Good day all. I have a question concerning an old Stanley No. 700 bench vice that has soft pads. I bought it at a yard sale and for 5 bills it was worth it after a little elbow grease , however the soft pads, that resemble a type of brownish material about 1/4" thick similar to peg board material seems to be worn. Would anyone know what type material it is or what would be a good substitute. If necessary I'll supply a picture. Thanks and have a safe day... Ray
what I can make out, it looks like a type of chipboard. I don't think you have to worry as much about what it is, rather find something that is likely softer than the wood you'd be working with. Even some slabs of hard rubber should be able to fill you needs.
It looks like it's just glued on hardboard (the stuff pegboard is made of). You should be able to get a piece at your local "home center" that you can cut replacements out of. I can't tell by the pics how thick yours is. The stuff available locally is 1/8 and 1/4 inch. I think you'd have to move into fiberboard to get any thicker (or do 2 layers of 1/4 inch).
Will you be able to use one of those white cutting boards made of hard plastic? It is widely available, cheap, and you should be able to cut and shape it easily.
Interesting. Traditionally, at least in the UK, a hardwood such as beech would be used for this purpose. It would extend about 1/2" beyond the metal, all round, and the metal recessed into it so that there is no risk of edge tools coming in contact with the metal. It should be 1/2" thick, not including the recess, and the grain should be vertical.
Why vertical grain? I can see reason to prefer end grain, butcher block style, for the compressive load between the vise faces. I installed thick horizontal grain faces to extend the vise width. Racking so far isn't a problem. Why vertical grain?
It is the recommendation I read recently in some photocopies I made years ago of some pages from a book which, I think, must have been published by Record tools. (Now part of Irwin). The book has a lot of information about planes, vices, and building work benches etc.
However, if your vice cheeks extend above the metal work (as I described in my post) and you have to hold something like a piece of 2x1 flat, to work on it's broad face, it is held largely by the wood with little metal support behind it. If your grain is horizontal and you put a lot of pressure on, the vice cheeks themselves can split along the grain.
It happened to me a while back and it was only recently when I was looking at these pages, when they turned up in a draw I was going through, I realised why the grain should be vertical.
I can see your reasoning too if you are trying to increase the effective width of the vice and might possibly have something to hold that is held just by the wood.

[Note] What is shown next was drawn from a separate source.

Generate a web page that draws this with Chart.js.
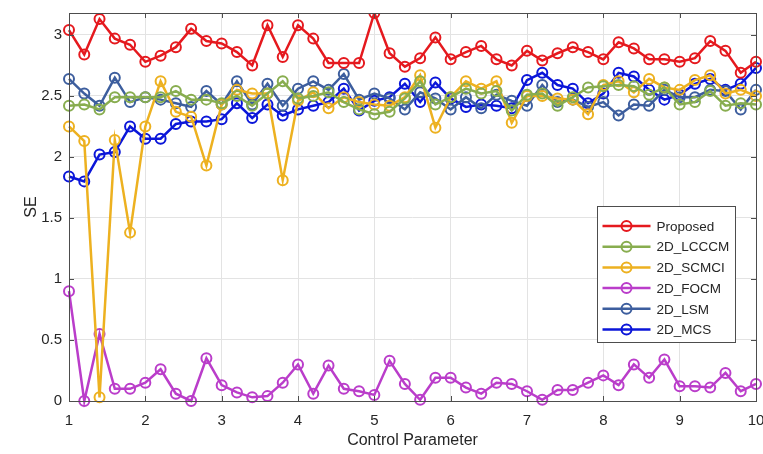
<!DOCTYPE html>
<html>
<head>
<meta charset="utf-8">
<script src="https://cdn.jsdelivr.net/npm/chart.js@4.4.1/dist/chart.umd.min.js"></script>
<style>
  html, body { margin: 0; padding: 0; background: #ffffff; }
  #wrap { width: 763px; height: 454px; position: relative; }
</style>
</head>
<body>
<div id="wrap"><canvas id="c" width="763" height="454"></canvas></div>
<script>
// Control parameter sweep 1.0 .. 10.0 in steps of 0.2
const controlParam = [1.0,1.2,1.4,1.6,1.8,2.0,2.2,2.4,2.6,2.8,3.0,3.2,3.4,3.6,3.8,4.0,4.2,4.4,4.6,4.8,5.0,5.2,5.4,5.6,5.8,6.0,6.2,6.4,6.6,6.8,7.0,7.2,7.4,7.6,7.8,8.0,8.2,8.4,8.6,8.8,9.0,9.2,9.4,9.6,9.8,10.0];

const seriesNames = ['Proposed','2D_LCCCM','2D_SCMCI','2D_FOCM','2D_LSM','2D_MCS'];

const proposed = [3.04,2.84,3.13,2.97,2.92,2.78,2.83,2.90,3.05,2.95,2.93,2.86,2.75,3.08,2.82,3.08,2.97,2.77,2.77,2.77,3.18,2.85,2.74,2.81,2.98,2.80,2.86,2.91,2.80,2.75,2.87,2.79,2.85,2.90,2.86,2.80,2.94,2.89,2.80,2.80,2.78,2.81,2.95,2.87,2.69,2.78];
const lcccm    = [2.42,2.43,2.39,2.49,2.49,2.49,2.49,2.54,2.47,2.47,2.44,2.50,2.42,2.52,2.62,2.48,2.50,2.53,2.45,2.39,2.35,2.37,2.48,2.62,2.43,2.49,2.56,2.52,2.54,2.38,2.51,2.52,2.42,2.49,2.57,2.58,2.59,2.58,2.51,2.57,2.43,2.45,2.54,2.42,2.44,2.43];
const scmci    = [2.25,2.13,0.03,2.14,1.38,2.25,2.62,2.37,2.33,1.93,2.43,2.55,2.52,2.52,1.81,2.46,2.53,2.40,2.49,2.45,2.43,2.42,2.49,2.67,2.24,2.49,2.62,2.56,2.62,2.28,2.50,2.50,2.48,2.47,2.35,2.59,2.62,2.53,2.64,2.57,2.55,2.63,2.67,2.52,2.55,2.50];
const focm     = [0.90,0.00,0.55,0.10,0.10,0.15,0.26,0.06,0.00,0.35,0.13,0.07,0.03,0.04,0.15,0.30,0.06,0.29,0.10,0.08,0.05,0.33,0.14,0.01,0.19,0.19,0.11,0.06,0.15,0.14,0.08,0.01,0.09,0.09,0.15,0.21,0.13,0.30,0.19,0.34,0.12,0.12,0.11,0.23,0.08,0.14];
const lsm      = [2.64,2.52,2.42,2.65,2.45,2.49,2.47,2.44,2.41,2.54,2.43,2.62,2.43,2.60,2.42,2.56,2.62,2.55,2.68,2.47,2.52,2.48,2.39,2.53,2.48,2.39,2.49,2.40,2.51,2.46,2.42,2.59,2.45,2.47,2.41,2.45,2.34,2.43,2.42,2.55,2.49,2.49,2.55,2.54,2.39,2.55];
const mcs      = [1.84,1.80,2.02,2.04,2.25,2.15,2.15,2.27,2.29,2.29,2.31,2.44,2.32,2.43,2.34,2.39,2.42,2.45,2.56,2.38,2.46,2.49,2.60,2.45,2.61,2.48,2.41,2.43,2.42,2.40,2.63,2.69,2.59,2.56,2.44,2.52,2.69,2.66,2.55,2.47,2.51,2.60,2.64,2.55,2.60,2.73];

const xTicks = [1,2,3,4,5,6,7,8,9,10];
const yTicks = [0,0.5,1,1.5,2,2.5,3];

const seriesColors = ['#E5191E','#88AD4F','#EDB120','#BA3DCA','#3D5E9E','#0B16D9'];
const seriesValues = [proposed, lcccm, scmci, focm, lsm, mcs];

const FONT = '"Liberation Sans", Arial, Helvetica, sans-serif';
const TEXT = '#262626';

const datasets = seriesValues.map((vals, k) => ({
  label: seriesNames[k],
  data: vals.map((v, i) => ({ x: controlParam[i], y: v })),
  borderColor: seriesColors[k],
  backgroundColor: seriesColors[k],
  pointBackgroundColor: 'rgba(255,255,255,0)',
  pointBorderColor: seriesColors[k],
  pointRadius: 5,
  pointBorderWidth: 2,
  borderWidth: 2.5,
  tension: 0,
  clip: { left: 10, right: 10, top: 0, bottom: 10 }
}));

// Box frame, inward tick marks and an in-plot legend
const framePlugin = {
  id: 'frame',
  afterDraw(chart) {
    const { ctx, chartArea: a, scales } = chart;
    ctx.save();
    ctx.strokeStyle = '#4d4d4d';
    ctx.lineWidth = 1;
    ctx.strokeRect(Math.round(a.left) + 0.5, Math.round(a.top) + 0.5,
                   Math.round(a.right - a.left), Math.round(a.bottom - a.top));
    const tl = 5;
    ctx.beginPath();
    xTicks.forEach(t => {
      const px = Math.round(scales.x.getPixelForValue(t)) + 0.5;
      ctx.moveTo(px, a.bottom); ctx.lineTo(px, a.bottom - tl);
      ctx.moveTo(px, a.top); ctx.lineTo(px, a.top + tl);
    });
    yTicks.forEach(t => {
      const py = Math.round(scales.y.getPixelForValue(t)) + 0.5;
      ctx.moveTo(a.left, py); ctx.lineTo(a.left + tl, py);
      ctx.moveTo(a.right, py); ctx.lineTo(a.right - tl, py);
    });
    ctx.stroke();

    // legend
    const bx = 597.5, by = 206.5, bw = 138, bh = 136;
    ctx.fillStyle = '#ffffff';
    ctx.fillRect(bx, by, bw, bh);
    ctx.strokeStyle = '#4d4d4d';
    ctx.strokeRect(bx, by, bw, bh);
    ctx.font = '13.5px ' + FONT;
    ctx.textBaseline = 'middle';
    chart.data.datasets.forEach((ds, k) => {
      const yy = by + 19.5 + k * 20.7;
      ctx.strokeStyle = ds.borderColor;
      ctx.lineWidth = 2.5;
      ctx.beginPath(); ctx.moveTo(bx + 5, yy); ctx.lineTo(bx + 53, yy); ctx.stroke();
      ctx.lineWidth = 2;
      ctx.beginPath(); ctx.arc(bx + 29, yy, 5, 0, Math.PI * 2); ctx.stroke();
      ctx.fillStyle = TEXT;
      ctx.fillText(ds.label, bx + 59, yy + 1);
    });
    ctx.restore();
  }
};

new Chart(document.getElementById('c'), {
  type: 'line',
  data: { datasets },
  options: {
    responsive: false,
    animation: false,
    layout: { padding: { top: 13, right: 7, left: 0, bottom: 0 } },
    plugins: { legend: { display: false }, tooltip: { enabled: false } },
    scales: {
      x: {
        type: 'linear',
        min: 1, max: 10,
        afterFit: s => { s.height = 53; s.paddingLeft = 0; s.paddingRight = 0; },
        afterBuildTicks: s => { s.ticks = xTicks.map(v => ({ value: v })); },
        grid: { color: '#e3e3e3', lineWidth: 1, drawTicks: false },
        border: { display: false },
        ticks: { color: TEXT, font: { family: FONT, size: 15 }, padding: 11, maxRotation: 0,
                 callback: v => String(v) },
        title: { display: true, text: 'Control Parameter', color: TEXT, font: { family: FONT, size: 16 }, padding: { top: 0 } }
      },
      y: {
        type: 'linear',
        min: 0, max: 3.18,
        afterFit: s => { s.width = 69; s.paddingTop = 0; s.paddingBottom = 0; },
        afterBuildTicks: s => { s.ticks = yTicks.map(v => ({ value: v })); },
        grid: { color: '#e3e3e3', lineWidth: 1, drawTicks: false },
        border: { display: false },
        ticks: { color: TEXT, font: { family: FONT, size: 15 }, padding: 7,
                 callback: v => String(v) },
        title: { display: true, text: 'SE', color: TEXT, font: { family: FONT, size: 16 }, padding: { top: 22, bottom: 0 } }
      }
    }
  },
  plugins: [framePlugin]
});
</script>
</body>
</html>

On the new bench I am working on, the vice cheeks are of substantial plywood, for strength in both directions, faced with hardwood so the hardwood is fully supported.
Vertical grain, (i.e., "rift", "edge-grain", or "quarter sawn") is more dimensionally stable across the face, and is less like to warp or cup since most of dimensional instability is in thickness, important in a vise.
Most old timers considered "grain" as the most important attribute when choosing wood for a particular purpose. You see evidence of this in most of the older, 19th/early 20th century, literature on woodworking and carpentry.
While not exactly a lost art, or rocket science, most folks today, when faced with choosing fence posts from a stack, would be hard pressed to pick the ideal ones for the job by just looking at the ends, or when siding a house, which grain direction would hold a paint job longer. :)
Are you kidding? They don't about grain anymore on finish carpentry. How many times have I walked through the Lowes or HD cabinet section and seen doors on which the rails and stiles look like different species?